WHAT YOU ARE ASKED TO DO
Please, without the pictures, retype exactly the lines from the start of the material through the line that holds "(0,0) rectangle (1372,959);".

──────── DATA

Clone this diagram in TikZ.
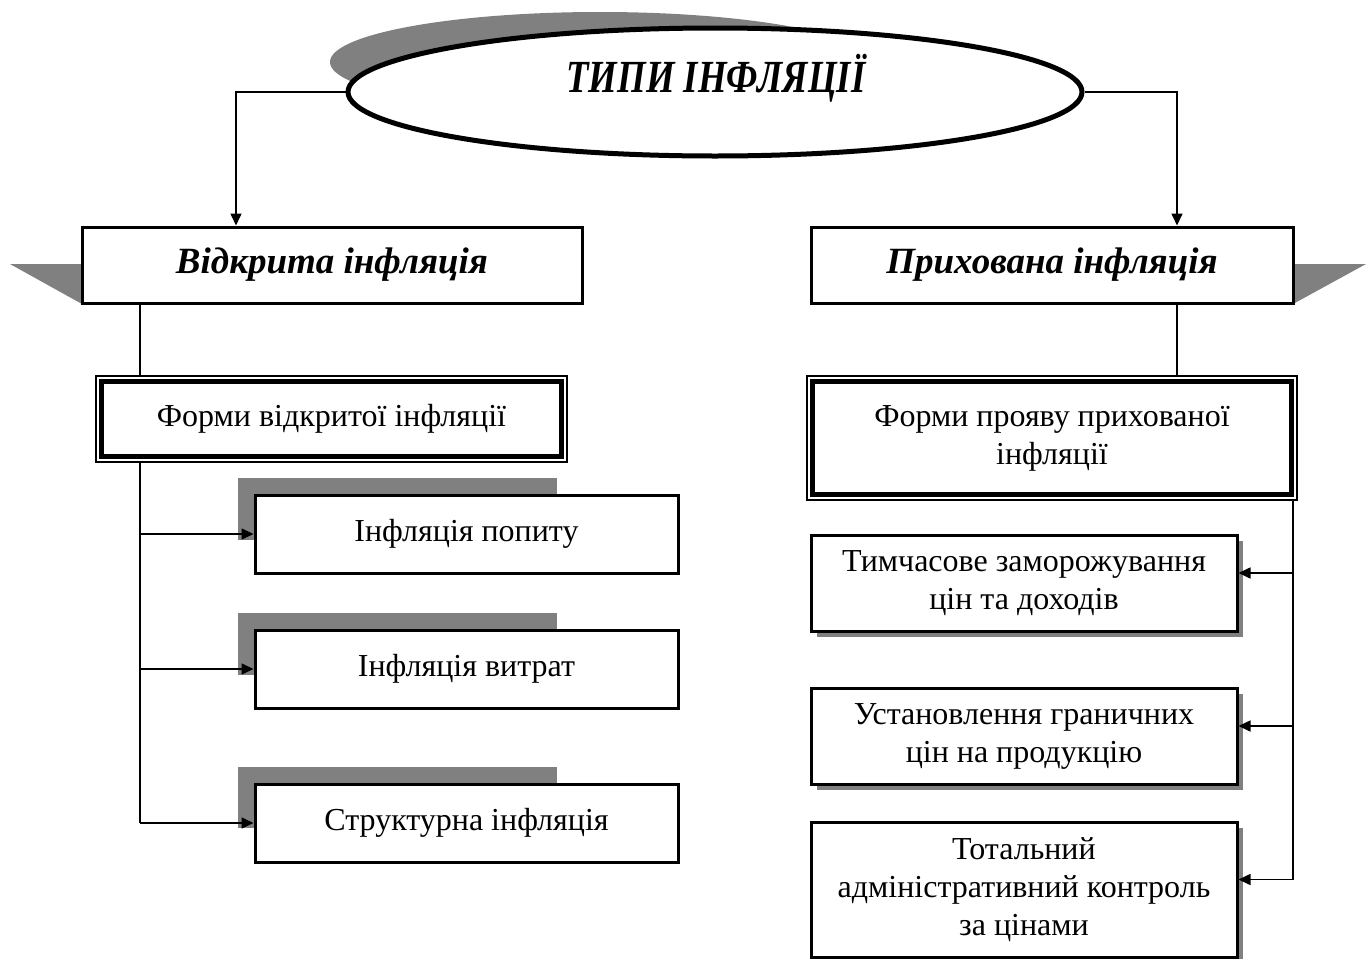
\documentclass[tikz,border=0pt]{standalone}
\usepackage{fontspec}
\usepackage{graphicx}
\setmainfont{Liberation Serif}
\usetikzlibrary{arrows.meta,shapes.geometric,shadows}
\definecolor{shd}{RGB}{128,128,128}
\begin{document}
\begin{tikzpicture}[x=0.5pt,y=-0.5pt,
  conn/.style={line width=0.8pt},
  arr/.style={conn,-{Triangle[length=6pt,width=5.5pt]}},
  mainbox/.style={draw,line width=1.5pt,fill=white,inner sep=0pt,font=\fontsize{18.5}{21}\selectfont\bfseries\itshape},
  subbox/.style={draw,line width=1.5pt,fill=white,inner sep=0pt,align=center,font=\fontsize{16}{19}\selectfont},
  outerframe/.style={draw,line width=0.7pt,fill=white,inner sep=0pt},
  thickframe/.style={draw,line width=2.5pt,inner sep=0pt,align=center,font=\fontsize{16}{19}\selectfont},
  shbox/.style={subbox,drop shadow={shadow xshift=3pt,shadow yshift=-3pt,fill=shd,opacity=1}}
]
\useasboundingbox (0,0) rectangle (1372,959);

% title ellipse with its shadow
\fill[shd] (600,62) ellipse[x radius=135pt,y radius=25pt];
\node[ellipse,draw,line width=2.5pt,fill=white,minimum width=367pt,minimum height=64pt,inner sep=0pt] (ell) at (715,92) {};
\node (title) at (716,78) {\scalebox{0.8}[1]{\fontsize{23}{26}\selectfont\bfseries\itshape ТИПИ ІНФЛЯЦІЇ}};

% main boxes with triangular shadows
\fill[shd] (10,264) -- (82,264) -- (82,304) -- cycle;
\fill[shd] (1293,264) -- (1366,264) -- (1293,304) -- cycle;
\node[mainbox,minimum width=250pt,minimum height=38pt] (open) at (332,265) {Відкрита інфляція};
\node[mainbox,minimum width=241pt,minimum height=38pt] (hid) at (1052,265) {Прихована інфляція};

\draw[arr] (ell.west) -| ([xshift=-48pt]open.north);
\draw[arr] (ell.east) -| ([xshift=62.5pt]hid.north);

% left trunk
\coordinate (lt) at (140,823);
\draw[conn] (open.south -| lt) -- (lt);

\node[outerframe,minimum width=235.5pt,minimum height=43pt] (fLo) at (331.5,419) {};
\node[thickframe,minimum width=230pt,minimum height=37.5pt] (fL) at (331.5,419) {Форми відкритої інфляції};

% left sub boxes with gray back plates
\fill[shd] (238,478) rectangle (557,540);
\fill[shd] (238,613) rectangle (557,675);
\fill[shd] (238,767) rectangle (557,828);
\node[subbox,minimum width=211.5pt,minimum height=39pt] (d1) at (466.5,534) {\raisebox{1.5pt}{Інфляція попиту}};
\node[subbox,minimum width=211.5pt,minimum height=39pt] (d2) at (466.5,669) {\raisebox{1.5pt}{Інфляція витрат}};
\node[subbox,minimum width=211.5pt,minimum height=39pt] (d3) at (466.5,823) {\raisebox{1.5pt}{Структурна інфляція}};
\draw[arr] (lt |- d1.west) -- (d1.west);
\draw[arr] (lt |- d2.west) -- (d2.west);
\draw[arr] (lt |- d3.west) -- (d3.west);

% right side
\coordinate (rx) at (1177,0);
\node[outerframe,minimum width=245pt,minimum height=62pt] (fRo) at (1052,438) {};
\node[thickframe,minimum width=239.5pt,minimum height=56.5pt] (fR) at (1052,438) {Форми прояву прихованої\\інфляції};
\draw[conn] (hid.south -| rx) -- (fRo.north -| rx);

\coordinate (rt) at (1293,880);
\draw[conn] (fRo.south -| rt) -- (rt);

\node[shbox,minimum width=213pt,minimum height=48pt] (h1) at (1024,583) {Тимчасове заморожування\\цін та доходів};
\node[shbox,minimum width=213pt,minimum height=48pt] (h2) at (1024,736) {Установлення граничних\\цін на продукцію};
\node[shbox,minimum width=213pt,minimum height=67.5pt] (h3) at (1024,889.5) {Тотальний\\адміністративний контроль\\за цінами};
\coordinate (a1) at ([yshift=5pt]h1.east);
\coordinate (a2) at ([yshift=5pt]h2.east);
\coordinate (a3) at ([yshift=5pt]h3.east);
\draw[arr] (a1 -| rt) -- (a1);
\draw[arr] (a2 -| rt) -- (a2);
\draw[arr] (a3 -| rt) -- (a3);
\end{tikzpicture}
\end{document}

────────────────

ANSWER BELOW
Clone this diagram in TikZ.
\documentclass[tikz,border=0pt]{standalone}
\usepackage{fontspec}
\usepackage{graphicx}
\setmainfont{Liberation Serif}
\usetikzlibrary{arrows.meta,shapes.geometric,shadows}
\definecolor{shd}{RGB}{128,128,128}
\begin{document}
\begin{tikzpicture}[x=0.5pt,y=-0.5pt,
  conn/.style={line width=0.8pt},
  arr/.style={conn,-{Triangle[length=6pt,width=5.5pt]}},
  mainbox/.style={draw,line width=1.5pt,fill=white,inner sep=0pt,font=\fontsize{18.5}{21}\selectfont\bfseries\itshape},
  subbox/.style={draw,line width=1.5pt,fill=white,inner sep=0pt,align=center,font=\fontsize{16}{19}\selectfont},
  outerframe/.style={draw,line width=0.7pt,fill=white,inner sep=0pt},
  thickframe/.style={draw,line width=2.5pt,inner sep=0pt,align=center,font=\fontsize{16}{19}\selectfont},
  shbox/.style={subbox,drop shadow={shadow xshift=3pt,shadow yshift=-3pt,fill=shd,opacity=1}}
]
\useasboundingbox (0,0) rectangle (1372,959);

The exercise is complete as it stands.